I’ve done a lot of writing on the run these past few weeks. My tour for Total Mayhem has spun out over the past month or so, keeping me away from home and away from my desk. Yet my September 15 deadline hasn’t moved. I’ve been spewing words from hotels and restaurants, and from moving platforms like trains and airplanes.
I’ve always written a fair chunk of my first drafts long hand. Sometimes, the creativity flows better and the there’s the added plus of a built-in second draft when I transfer the handwritten text onto the computer.
Up until a couple of years ago, I did my home-based writing on a desktop computer, with a lightweight laptop reserved for travel. More recently, the desktop has been mothballed and all my computing needs are served by my Surface Book Pro. If I’m traveling any distance, it’s coming with me.
While it’s unlikely that my computer would be lost or stolen, I recognize the possibility, so I therefore store virtually no data on my hard drive. Instead, I’ve come to depend heavily on external storage. When I finish a writing session, I save the day’s work to a thumb drive that contains pretty much everything I have written in at least the past five years. Once that’s done, I save the same document to my Dropbox account, and then, finally, once a week or so, I save a copy to my hard drive. When I start a new session, I use the thumb drive copy as the primary document.

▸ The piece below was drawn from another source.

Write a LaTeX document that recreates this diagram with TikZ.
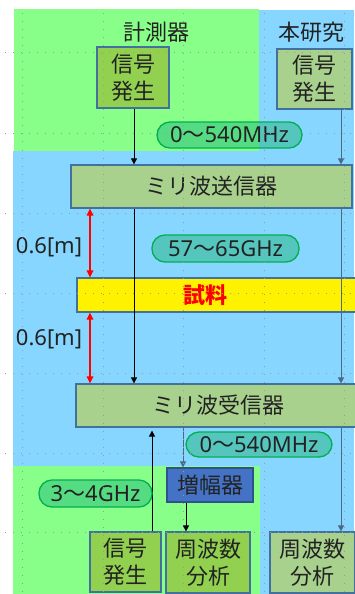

Before the days of cloud storage, I carried that thumb drive–or one of its predecessors–everywhere I went, always in my left front pocket. My theory was if the house burned and the took the hard drive with it, I wouldn’t lose too much of my writing.
Nowadays, that thumb drive stays with the computer. It only leaves the house if the laptop leaves the house. When it does go on the road, it has its own dedicated pouch in the the backpack that doubles as my briefcase. Routine. A place for everything, everything in its place.
Until it’s not.
This morning I awoke ahead of my alarm in the fabulous Brown Hotel in Louisville, KY, ready to be home again after five days of being away. I showered, dressed, packed my bag, and then as I was putting my backpack together, the thumb drive was gone. Clearly, I had misplaced it somehow, even though I never before have done so. I unpacked. I dumped the backpack. I re-searched the closet and dresser drawers. I searched the pockets of previously-worn pants. No luck. It was gone.
Here’s where my accident investigation training kicked in. It couldn’t, in fact, just be gone. Matter can neither be created nor destroyed, remember? That thumb drive was someplace, and I was confident that when I found it, I would remember that it was exactly where I had put it. So . . . where?
I’d left the backpack behind for yesterday’s tour event at Fort Knox, so I knew it could be neither somewhere on post nor in the car of the escort who drove me there. It had to be in the hotel. But where?
I checked my backpack for a third time. Nope, matter still had not been created.
Ah-hah! When I’d returned from Fort Knox, I’d taken my computer up to the “club room” to transcribe my handwritten manuscript pages. I must have left it there somehow. Breaking from routine, I’d decided not to bring the whole backpack with me into the club room, so that was how it had transitioned into my pocket.
Thing is, there was no way I would leave the thumb drive behind. Not after this many years of routine. Still, I had to track down the lead. No, the manager told me, no one had found a thumb drive. Of course, that didn’t mean someone hadn’t picked it up and kept it as their own. Or, maybe they’d turned it in down at the front desk.
Oh, yeah. The front desk. Tick-tock. I had a rental car to return and there was an airplane with my name on it. I needed to check out of the hotel and move on.
The lady at the front desk could not have been nicer. After giving me my receipt, she disappeared into the back office to check lost and found. Neither of us felt much hope. While she was gone, I looked out onto the lobby bar where I had dined last night, and as I did, I pulled my phone out to check if the flight was still on time.
I pulled the phone out of my pocket.
My left front pocket–the same one that once was dedicated to my thumb drive back when I carried it everywhere. My seat for dinner had been a nice one, next to a window with a pretty view of the street. I remembered that as I sat at the table, I’d pulled my phone out of my pocket and placed it on the window sill because I’d been expecting a call.
With a growing sense of hope, I walked over to last night’s seat and pulled out my chair. And there it was, a black-and-red plastic thumb drive hiding in the pattern of the plush black-and-red carpet. Just sitting there, waiting. It wasn’t where I’d put it, after all. It was where I’d dropped it when it piggy-backed out of my pocket with the phone.
My morning got a lot brighter.
So, TKZers, how do you save and backup your work? Ever lost a chunk of it?